Today’s Peterbald cats have more Oriental traits than Donskoy. In later years, the brush-coated types were also recognised by TICA.
The Russian Peterbald, on average, weighs 3-4.5 kg and has a very slim and graceful frame. Its head is narrow and long, which adds to its lean look. Its large, bat-like ears and almond-shape eyes are some of the traits it has gotten from its Oriental parent breed. Its muzzle is wedge-shaped, and its tail is whip-like.
This kitty’s body may be lean but it is muscular, with agile oval paws. It is also distinctively “naked”—it lacks fur and thus has a hairless appearance. However, not all Peterbald kittens are fur-less. In fact, there are about 5 coat varieties of this cat. The ones with no hair, called ultra-bald, are born so and remain this way throughout its lifetime.
There is the Flock or Chamois-coated ones, which only have 10% hair, mostly found on its extremities. Then there’s the velour variants (70% hairless), which still look bald from a certain distance. There also are the brush-coated ones and the straight coats. The brush-coated ones have fur that can reach 5mm in length. However, such cats may lose some of its hair as they mature. The straight coats tend to keep the same kind of coat throughout its life though.
As for coat colours, it can be any of a wide variety of hues and patterns. Grooming involves weekly baths as this breed has no fur that can absorb its skin’s oils. This lack of hair also makes this cat attract dirt more easily than the average feline.
The average body temperature of the Peterbald cat is higher (105 degrees Fahrenheit) than average (100 degrees Fahrenheit or a little below).
The Peterbald is renowned for its dog-like affection and loyalty. It is said to be more than willing to follow your every step being an inquisitive feline. It is also energetic, albeit quiet. But when it is especially happy, it will purr its pleasure loudly. As a very social feline, it gets along well with children and other pets. As such, it is a suitable pet for families, as well as first-time cat owners.
This kitty is intelligent and may learn to operate knobs on its own. As such, it needs to be sufficiently stimulated physically and mentally to keep it happy.
The Peterbald cat should be provided a nutritious diet that fulfils its daily requirements. It should be consistently given the same food following the same feeding times. If there are changes to its diet, those must be done gradually to prevent digestive problems.
The serving portions should depend on this breed’s weight, age, and activity level.
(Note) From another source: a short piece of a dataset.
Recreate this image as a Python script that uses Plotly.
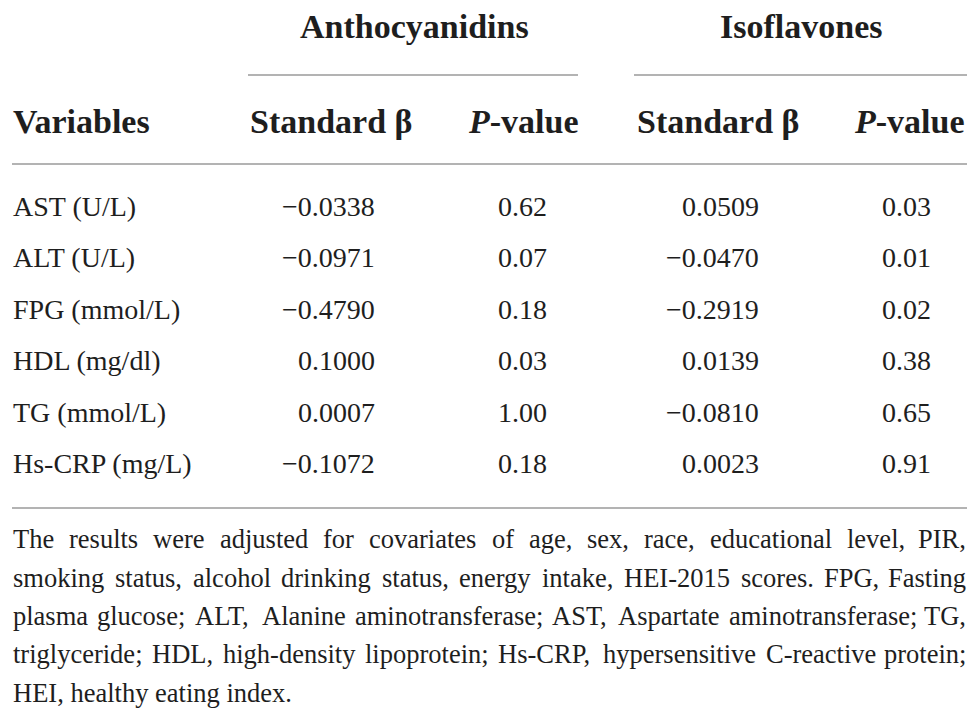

It is known to have higher metabolism and may need to eat a bit more. Its meals must include at least 25% protein and just 5% carbohydrates.
The Peterbald’s life expectancy has been estimated at about 12-15 years. Although this breed is a new one and thus is not as monitored as the other felines, it is a healthy cat. It is not yet established whether this feline has genetic issues.
Despite being a healthy breed, it is sensitive to direct sunlight and changes in the weather due to its unique coat. Its skin must be coated with sunscreen to protect it from the sun’s rays. It should also not be exposed to cold weather without insulation.
There are very few, if any at all, Peterbald breeders outside Russia. As such, such a well-bred feline is not easy to acquire outside its native country. The estimated Peterbald cat price is around £750 or more. This estimate does not include the costs incurred in neutering or caring for this cat.